Amidst this Dickensian darkness in our economy I also believe that it is the best of times if you happen to be a value investor like me. I am now seeing buying opportunities that I have rarely seen in my 32 years managing money
So, we know he was wrong in 2007.That is not an indictment, most folks were, including me (I was fortunate enough to miss the worst of it). My problem is with him still clinging to the same names for investors today as if the fundamentals of financial firms are not permanently changed AND if anyone has watched Congress the past month, are going to change even further. Also, blaming Paulson for the collapse of financial firms is erroneous. It smacks of blaming someone else for his investing mistakes. They collapsed not because of Paulson’s actions but because of the garbage they held (and many still do). It seems as though Dremen has not learned from his past mistakes.
I think it isn’t very responsible to reccomned investors buy banks now when:
1- The government is the majority shareholder in most
2- Increased regulation and restriction are coming down the road
3- We do not know how detrimental to earnings going forwsrd these news regulations will be
4- The government is dictating terms for compensation all but assuring the best talent will not be working there.

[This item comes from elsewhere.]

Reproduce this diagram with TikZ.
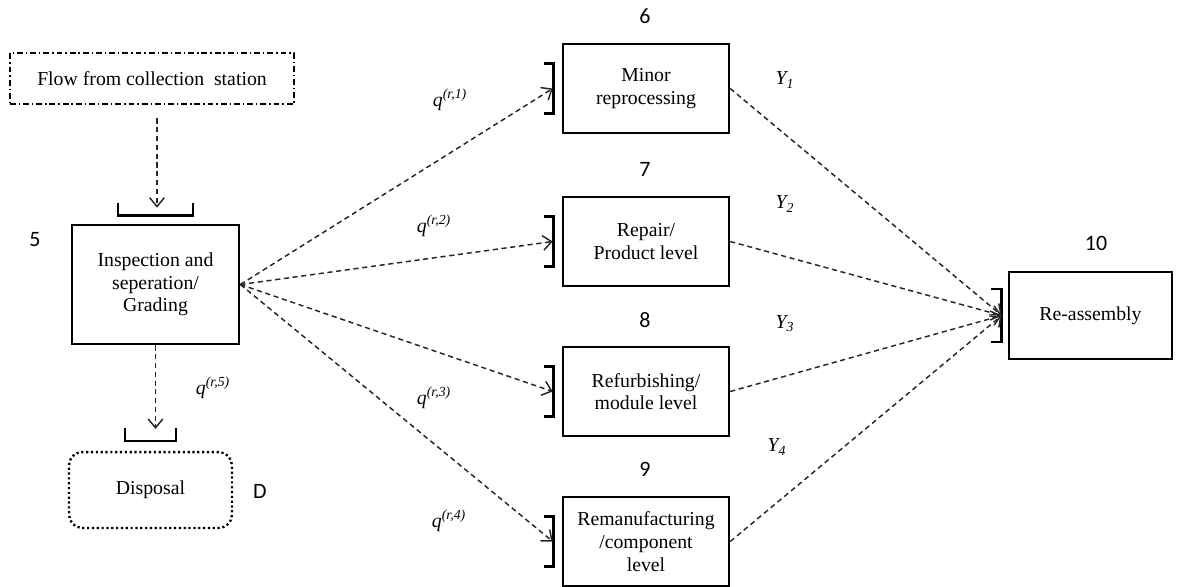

How can we recommend people buy shares in a company when we really have no idea what its business environment will look like in 6 or 12 months? If we do, aren’t we are gamblimg and telling people to do the same? Now, I am not saying Dremen is wrong in his outlook. Banks may very well recover and be fine. What I am saying is that nobody knows what rules the financial services industry will be playing under a year from now. How can we tell people to buy shares in the participants knowing that? I can’t.
For the record, I am long Wells Fargo (WFC) and holding it. I will not be buying more.